Lendas medievais do século XIII falam da cruzada que teria levado milhares de crianças da França e da Alemanha em direção à Jerusalém, durante o pontificado de Inocêncio III, considerado o mais importante Papa da Idade Média. Este é o tema do livro A Cruzada das Crianças, de autoria de Marcel Schwob, publicado originalmente em 1896 e agora reeditado no Brasil. Schwob é natural da França, onde teve a melhor formação educacional, sendo considerado um dos maiores intelectuais de sua época. Morreu aos 37 anos, mas legou-nos várias obras marcantes da cultura francesa, dentre elas o livro em referência.
Usando uma abordagem original, fala através de pessoas que participaram da cruzada ou com ela interagiram. E conta-nos que crianças daquelas duas nações começaram a se dirigir a Marselha e Gênova, atravessando o continente europeu, em busca de vencerem o Mar Mediterrâneo e continuarem sua jornada em direção à Cidade Santa, então em poder dos muçulmanos.
O que movia a multidão de meninas e meninos era a crença de que conseguiriam retomar a cidade com a simples manifestação de sua fé. Aumentando dia a dia sua presença nos dois portos, as autoridades teriam mandado zarpar navios que os deixariam na margem asiática do Mediterrâneo. Metade morreu durante tempestades, sem jamais alcançar a possibilidade de caminhar até a Terra Santa. Outra parte foi capturada pelos árabes e transformada em escravos.
Até hoje não se conseguiu provar a autenticidade da lenda. Alguns estudiosos dizem que um erro de tradução do latim confundiu crianças com pobres (puer em latim clássico é criança, mas no latim vulgar poderia ser usado também para se referir a pessoas muito pobres e carentes) e a cruzada teria mesmo existido, sua história teria sido real, mas seus componentes adultos. De qualquer forma, o trabalho de Schwob, aborda importante tema medieval que são as lendas orais que sobreviveram até hoje.

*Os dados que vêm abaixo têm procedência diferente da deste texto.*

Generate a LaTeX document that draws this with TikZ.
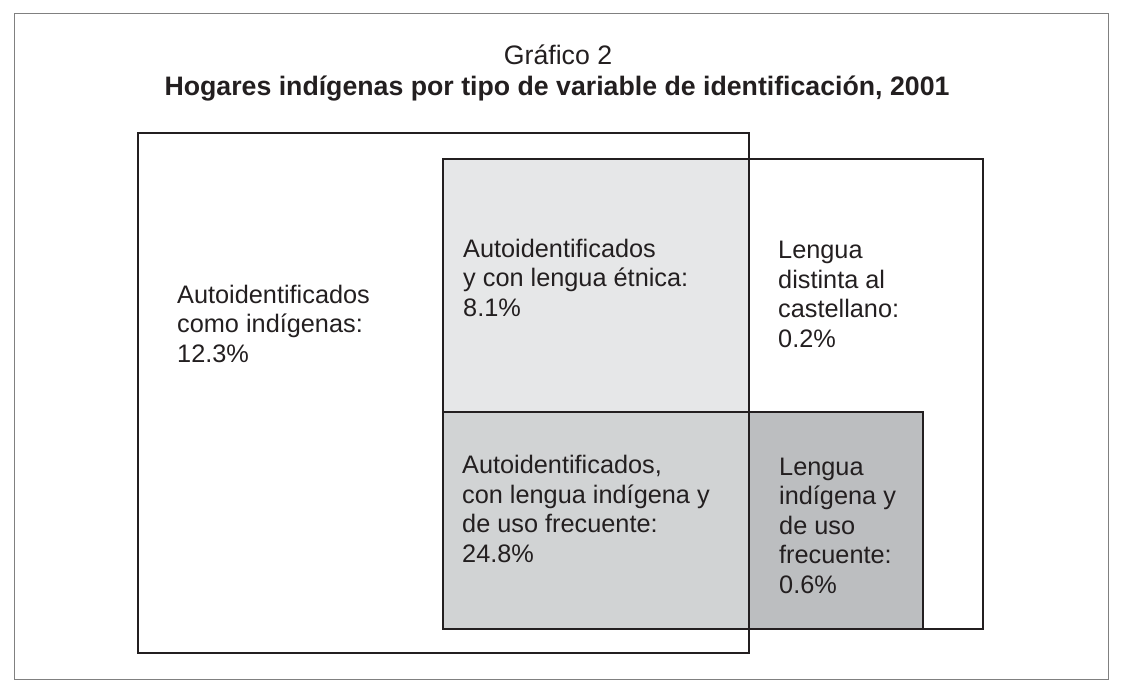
\documentclass[tikz,border=0pt]{standalone}
\usepackage{fontspec}
\setmainfont{Liberation Sans}
\definecolor{ink}{HTML}{231F20}
\definecolor{framegray}{HTML}{808080}
\definecolor{lightfill}{HTML}{E6E7E8}
\definecolor{midfill}{HTML}{D1D3D4}
\definecolor{darkfill}{HTML}{BCBEC0}
\begin{document}
\begin{tikzpicture}[
    x=1pt, y=-1pt,
    every node/.style={inner sep=0pt, align=left, anchor=base west, text=ink,
                       font=\fontsize{25.3}{29.5}\selectfont},
    set/.style={draw=ink, line width=2pt},
    title/.style={anchor=base, align=center, font=\fontsize{26.7}{31}\selectfont}]

\useasboundingbox (0,0) rectangle (1124,681);
\draw[framegray, line width=1pt] (14,13) rectangle (1108,679);

% shaded parts
\fill[lightfill] (443,159) rectangle (749,412);
\fill[midfill]   (443,412) rectangle (749,629);
\fill[darkfill]  (749,412) rectangle (923,629);

% sets
\draw[set] (138,133) rectangle (749,653);
\draw[set] (443,159) rectangle (983,629);
\draw[set] (443,412) -- (923,412) -- (923,629);

% base anchor sits on the last line
\node[title] (num) at (558,64) {Gráfico 2};
\node[title, font=\fontsize{26.7}{31}\selectfont\bfseries] (head) at (557,95)
    {Hogares indígenas por tipo de variable de identificación, 2001};

\node (auto)   at (177,362) {Autoidentificados\\como indígenas:\\12.3\%};
\node (etnica) at (463,316) {Autoidentificados\\y con lengua étnica:\\8.1\%};
\node (dist)   at (778,347) {Lengua\\distinta al\\castellano:\\0.2\%};
\node (uso)    at (462,562) {Autoidentificados,\\con lengua indígena y\\de uso frecuente:\\24.8\%};
\node (freq)   at (779,593) {Lengua\\indígena y\\de uso\\frecuente:\\0.6\%};

\end{tikzpicture}
\end{document}
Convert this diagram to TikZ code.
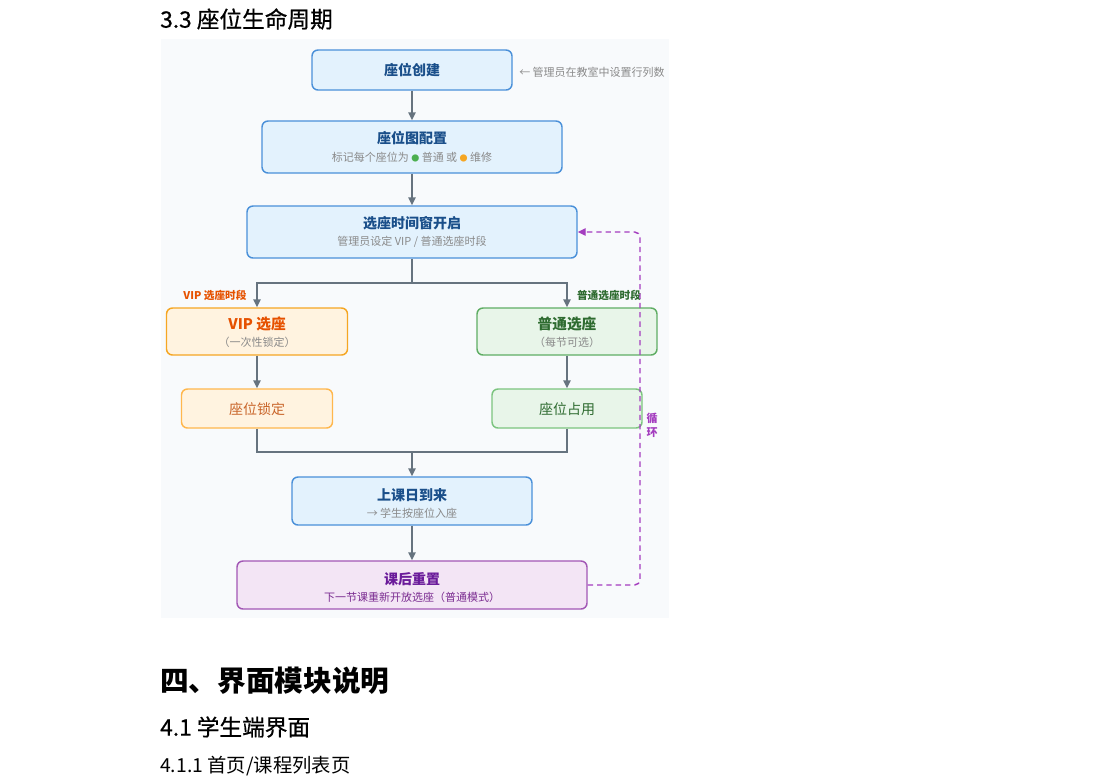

É muito interessante aos que gostam deste período histórico, estudar estes relatos fantasiosos. Uma das mais brilhantes obras de Umberto Eco trata deste tema com maestria. Em seu livro Baudolino, Eco conta a estória de um homem que busca vivenciar todas estas lendas. Considerando-se o maior mentiroso de todo o mundo , vai narrando sua participação nas lendas europeias e asiáticas. Ao contrário da obra de Umberto Eco, que é irônica e irreverente, o trabalho de Schwob é sério. Eco não está comprometido com a verdade, somente com a narrativa de belas estórias. Nosso autor aborda a lenda com respeito e procura narrá-la com a maior veracidade possível.
Na boca de Inocêncio III, o autor coloca o sentimento de culpa por não conseguir deter a cruzada, sua preocupação com a alma das crianças e seu horror de ver seus súditos cativos do Islã. Já as crianças narram o entusiasmo de perseguir seu destino e a fé de que, inocentes, haveriam de derrubar a resistência moura. Em nenhum momento fraquejam em seu propósito e se auxiliam mutuamente na caminhada. Já as autoridades se preocupam com a quantidade de meninos e meninas que invadem suas cidades, desorganizando o fornecimento de comida e de locais para o descanso noturno, o que teria agilizado o processo de enviá-los através do Mediterrâneo.
Termina com os pensamentos do Papa Gregório IX, que sucedeu à Inocêncio, mais interessado em culpar o Mar Mediterrâneo pela morte das crianças. Trata-se de um pequeno livro, diferente, muito bem organizado e escrito, que embora surgido no final do século XIX, vale a pena ser lido nos dias de hoje para nos dar uma ideia dos pensamentos e as motivações de uma época que foi fundamental para a nossa civilização cristã.